When planning for a new evaporation system, one of the most common questions lab managers face is: How much capacity do we really need?
Choosing a laboratory sample evaporator that’s too small can bottleneck workflows, delay analyses, and frustrate staff. On the other hand, investing in a system that’s larger than necessary can tie up valuable bench space and budget. The key is finding the right balance—sizing your evaporator to fit current demand while leaving some room for growth.
This guide walks LC-MS and GC-MS labs through the main factors to consider when mapping out sample throughput.
Step 1: Define Your Sample Workload
Start by developing a clear picture of your lab’s current workload. Ask yourself:
1. How many samples do you process each week?
Be sure to account for your typical weekly workload, as well as potential peak demand periods (when multiple projects overlap, regulatory deadlines approach, seasonal testing volumes increase, etc.)
2. What's the average solvent volume per sample?
Each LC-MS and GC-MS workflow requires its own specific sample solvent volume, which depends on both the extraction method and the analysis technique that follows.
3. What level of concentration are you aiming for?
Some workflows start with high-volume samples that need to be dried down to a specific volume, while other workflows require evaporating samples to complete dryness.
4. How does evaporation time compare to other steps in your workflow?

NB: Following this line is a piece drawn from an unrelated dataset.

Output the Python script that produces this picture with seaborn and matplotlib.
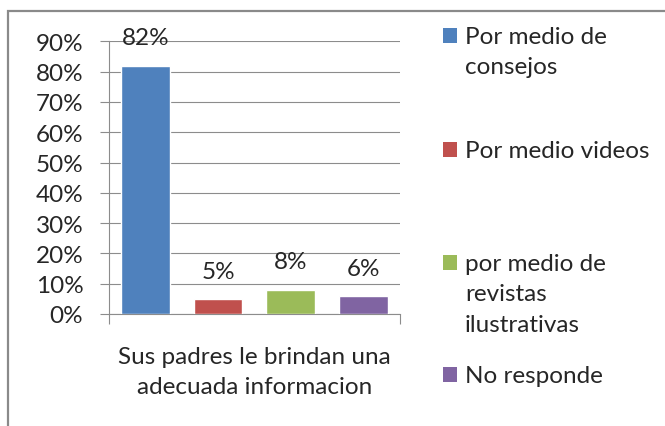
import matplotlib
matplotlib.use("Agg")
import matplotlib.pyplot as plt
from matplotlib.patches import Rectangle
import seaborn as sns
import pandas as pd

# Survey answers: how parents provide adequate information
categories = ["Por medio de\nconsejos", "Por medio videos",
              "por medio de\nrevistas\nilustrativas", "No responde"]
values = [0.82, 0.05, 0.08, 0.06]
value_labels = ["82%", "5%", "8%", "6%"]
colors = ["#4F81BD", "#C0504D", "#9BBB59", "#8064A2"]
yticks = [0.0, 0.1, 0.2, 0.3, 0.4, 0.5, 0.6, 0.7, 0.8, 0.9]
ytick_labels = ["0%", "10%", "20%", "30%", "40%", "50%", "60%", "70%", "80%", "90%"]
xlabel = "Sus padres le brindan una\nadecuada informacion"

sns.set_theme(style="white")
plt.rcParams["font.family"] = ["Lato", "DejaVu Sans"]

text_color = "#262626"
grid_color = "#8C8C8C"
fs = 17.5

df = pd.DataFrame({"cat": categories, "val": values})

fig = plt.figure(figsize=(6.65, 4.27), dpi=100)
ax = fig.add_axes([0.1639, 0.2623, 0.4376, 0.6386])

sns.barplot(data=df, x="cat", y="val", hue="cat", palette=colors,
            width=0.67, legend=False, ax=ax, saturation=1, zorder=3)

ax.set_xlim(-0.5, len(categories) - 0.5)
ax.set_ylim(0, 0.9)
ax.set_yticks(yticks)
ax.set_yticklabels(ytick_labels, fontsize=fs, color=text_color)
ax.yaxis.grid(True, color=grid_color, linewidth=0.8, zorder=0)
ax.set_axisbelow(True)
ax.tick_params(axis="y", length=6.5, width=0.8, color=grid_color, pad=12, left=True)

# category boundaries as tick marks on the x axis
ax.set_xticks([-0.5, len(categories) - 0.5])
ax.set_xticklabels(["", ""])
ax.tick_params(axis="x", length=7.2, width=0.8, color=grid_color, bottom=True)
ax.set_xlabel(xlabel, fontsize=fs, color=text_color, labelpad=12, linespacing=1.55)
ax.set_ylabel("")

for s in ["top", "right"]:
    ax.spines[s].set_visible(False)
for s in ["left", "bottom"]:
    ax.spines[s].set_color(grid_color)
    ax.spines[s].set_linewidth(0.8)

# value labels above each bar
for patch, lab in zip(ax.patches, value_labels):
    x = patch.get_x() + patch.get_width() / 2
    ax.annotate(lab, (x, patch.get_height()), xytext=(0, 20),
                textcoords="offset points", ha="center", va="center",
                fontsize=fs, color=text_color, annotation_clip=False)

# legend on the right, entries evenly spaced
W, H = 665, 427
legend_centers = [36, 150, 263, 375]
for cat, col, yc in zip(categories, colors, legend_centers):
    fig.patches.append(Rectangle((443 / W, 1 - (yc + 7.5) / H), 14 / W, 15 / H,
                                 transform=fig.transFigure, facecolor=col,
                                 edgecolor="none"))
    fig.text(465 / W, 1 - (yc - 9) / H, cat, fontsize=fs, color=text_color,
             ha="left", va="top", linespacing=1.55)

# outer chart frame
fig.patches.append(Rectangle((8 / W, -0.1), 1.2, 1 - 12 / H + 0.1,
                             transform=fig.transFigure, facecolor="none",
                             edgecolor="#8A8A8A", linewidth=1.6))

fig.savefig("out.png", dpi=100)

Consider how long your sample batches take to evaporate relative to other processes such as extraction or centrifugation. If extraction is much faster than evaporation, you may need an evaporator with greater capacity to keep pace and prevent bottlenecks. Conversely, if extraction or analysis is the slower step, a smaller evaporator or one matched to your extraction throughput may be sufficient.
This baseline helps ensure your equipment matches the actual requirements of your applications.

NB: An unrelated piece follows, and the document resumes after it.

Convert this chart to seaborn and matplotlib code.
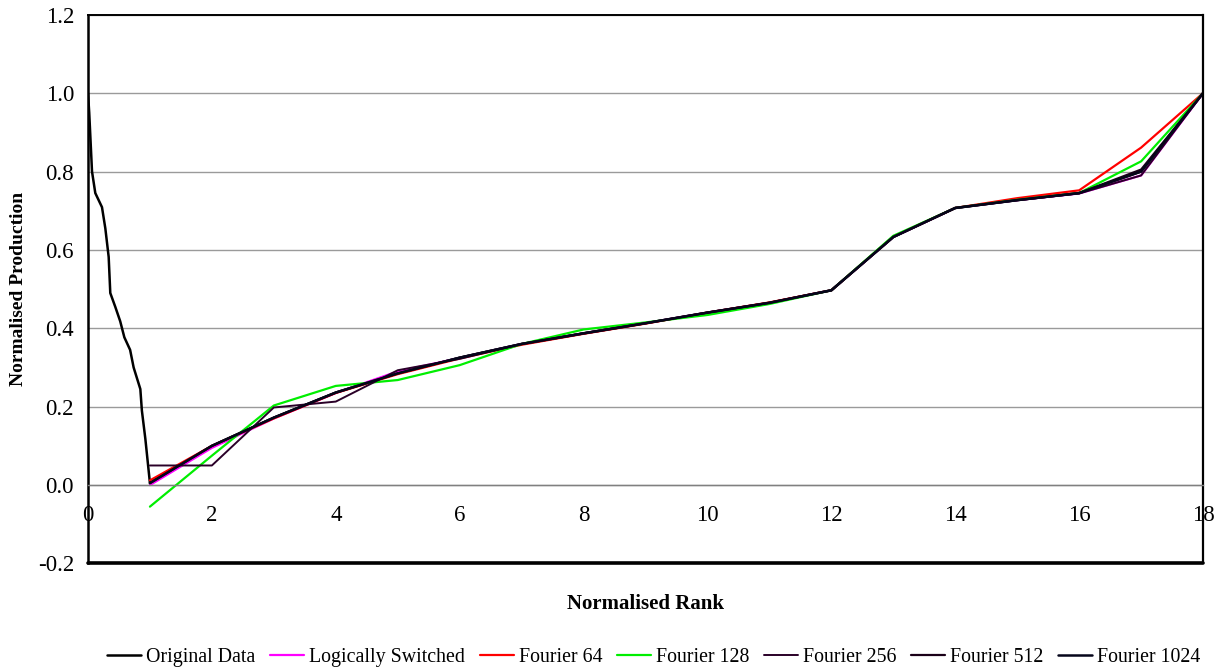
import numpy as np
import pandas as pd
import matplotlib
matplotlib.use("Agg")
import matplotlib.pyplot as plt
import seaborn as sns

# ---- data -------------------------------------------------------------
# Original data: steep fall over the first rank, then the ranked trend 1..18
orig_head_x = [0.0, 0.02, 0.065, 0.118, 0.226, 0.28, 0.334, 0.36, 0.44, 0.52,
               0.587, 0.68, 0.737, 0.79, 0.845, 0.87, 0.926]
orig_head_y = [1.0, 0.95, 0.80, 0.745, 0.709, 0.655, 0.582, 0.49, 0.455, 0.418,
               0.377, 0.345, 0.30, 0.273, 0.245, 0.19, 0.118]

ranks = list(range(1, 19))
original = [0.005, 0.10, 0.172, 0.236, 0.285, 0.325, 0.36, 0.387, 0.413,
            0.44, 0.465, 0.497, 0.633, 0.707, 0.727, 0.745, 0.80, 1.0]
logically_switched = [0.0, 0.095, 0.17, 0.235, 0.29, 0.324, 0.36, 0.387, 0.413,
                      0.44, 0.465, 0.497, 0.633, 0.707, 0.727, 0.744, 0.79, 1.0]
fourier_64 = [0.012, 0.10, 0.17, 0.235, 0.283, 0.323, 0.358, 0.386, 0.412,
              0.44, 0.466, 0.497, 0.634, 0.707, 0.732, 0.752, 0.861, 1.0]
fourier_128 = [-0.055, 0.075, 0.203, 0.253, 0.268, 0.306, 0.36, 0.397, 0.415,
               0.434, 0.462, 0.497, 0.636, 0.707, 0.728, 0.745, 0.826, 1.0]
fourier_256 = [0.05, 0.05, 0.198, 0.213, 0.293, 0.322, 0.36, 0.388, 0.413,
               0.44, 0.465, 0.497, 0.633, 0.707, 0.727, 0.744, 0.79, 1.0]
fourier_512 = [0.005, 0.10, 0.172, 0.236, 0.285, 0.325, 0.36, 0.387, 0.413,
               0.44, 0.465, 0.497, 0.633, 0.707, 0.727, 0.745, 0.805, 1.0]
fourier_1024 = [0.005, 0.10, 0.172, 0.236, 0.285, 0.325, 0.36, 0.387, 0.413,
                0.44, 0.465, 0.497, 0.633, 0.707, 0.727, 0.745, 0.80, 1.0]

series_names = ["Original Data", "Logically Switched", "Fourier 64", "Fourier 128",
                "Fourier 256", "Fourier 512", "Fourier 1024"]
series_colors = ["#000000", "#ff00ff", "#ff0000", "#00ee00",
                 "#2a0028", "#1a0018", "#05051a"]
series_widths = [1.8, 1.6, 1.6, 1.6, 1.4, 1.6, 1.8]

x_ticks = list(range(0, 19, 2))
y_ticks = [-0.2, 0.0, 0.2, 0.4, 0.6, 0.8, 1.0, 1.2]

# ---- long-form table --------------------------------------------------
frames = []
orig_x = orig_head_x + ranks
orig_y = orig_head_y + original
frames.append(pd.DataFrame({"rank": orig_x, "value": orig_y,
                            "series": series_names[0], "order": range(len(orig_x))}))
for name, vals in zip(series_names[1:], [logically_switched, fourier_64, fourier_128,
                                         fourier_256, fourier_512, fourier_1024]):
    frames.append(pd.DataFrame({"rank": ranks, "value": vals,
                                "series": name, "order": range(len(ranks))}))
df = pd.concat(frames, ignore_index=True)

# ---- styling ----------------------------------------------------------
sns.set_style("white")
plt.rcParams["font.family"] = ["Liberation Serif", "DejaVu Serif"]
plt.rcParams["text.color"] = "black"
plt.rcParams["axes.labelcolor"] = "black"
plt.rcParams["xtick.labelcolor"] = "black"
plt.rcParams["ytick.labelcolor"] = "black"

fig = plt.figure(figsize=(12.22, 6.70), dpi=100)
ax = fig.add_axes([0.072, 0.159, 0.9125, 0.819])

for name, color, lw in zip(series_names, series_colors, series_widths):
    sub = df[df["series"] == name]
    sns.lineplot(data=sub, x="rank", y="value", color=color, linewidth=lw,
                 sort=False, estimator=None, ax=ax, label=name, legend=False)

ax.set_xlim(0, 18)
ax.set_ylim(-0.2, 1.2)
ax.set_xticks(x_ticks)
ax.set_yticks(y_ticks)
ax.set_yticklabels([f"{v:.1f}" for v in y_ticks])
ax.grid(axis="y", color="#9a9a9a", linewidth=1.0)
ax.grid(axis="x", visible=False)
ax.set_axisbelow(True)

# horizontal axis crosses at zero; box drawn round the plot area
ax.spines["bottom"].set_position(("data", 0))
ax.spines["bottom"].set_color("#808080")
ax.spines["bottom"].set_linewidth(1.0)
for side, lw in [("left", 1.8), ("right", 1.6), ("top", 1.4)]:
    ax.spines[side].set_color("black")
    ax.spines[side].set_linewidth(lw)
ax.axhline(-0.2, color="black", linewidth=2.6, clip_on=False, zorder=5)

ax.tick_params(axis="x", direction="out", length=4, width=1, color="#808080",
               pad=10, labelsize=16.5, labelcolor="black")
ax.tick_params(axis="y", length=0, pad=10, labelsize=16.5, labelcolor="black")

ax.set_xlabel("Normalised Rank", fontsize=15, fontweight="bold", color="black")
ax.set_ylabel("Normalised Production", fontsize=14, fontweight="bold", color="black")
ax.xaxis.set_label_coords(0.5, -0.056)
ax.yaxis.set_label_coords(-0.055, 0.5)

handles, labels = ax.get_legend_handles_labels()
fig.legend(handles, labels, ncol=7, loc="center", bbox_to_anchor=(0.535, 0.018),
           frameon=False, fontsize=14.3, handlelength=1.7, handletextpad=0.25,
           columnspacing=0.75)

fig.savefig("out.png", dpi=100, facecolor="white")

Step 2: Evaluate Turnaround Time Requirements
Once you know your workload, consider how quickly samples need to be processed. Turnaround time affects whether you need a single larger evaporator to handle full batches efficiently, or if smaller, multiple-position systems can keep pace with several ongoing experiments. Key questions include:
1. How quickly must samples be ready for analysis after extraction?
Some projects require rapid results for time-sensitive decisions, while others have more flexible timelines.
2. Do you frequently run multiple batches at the same time?
Labs processing multiple experiments in parallel may benefit from higher-capacity or multiple units to avoid delays.
3. Is your workflow continuous, or do samples accumulate before evaporation?
Continuous workflows might need a system that can handle staggered batches efficiently, whereas batch accumulation may allow for scheduling evaporation runs more strategically using a higher capacity unit.
Understanding these factors helps you choose a system that matches your lab’s pace and keeps results flowing without bottlenecks.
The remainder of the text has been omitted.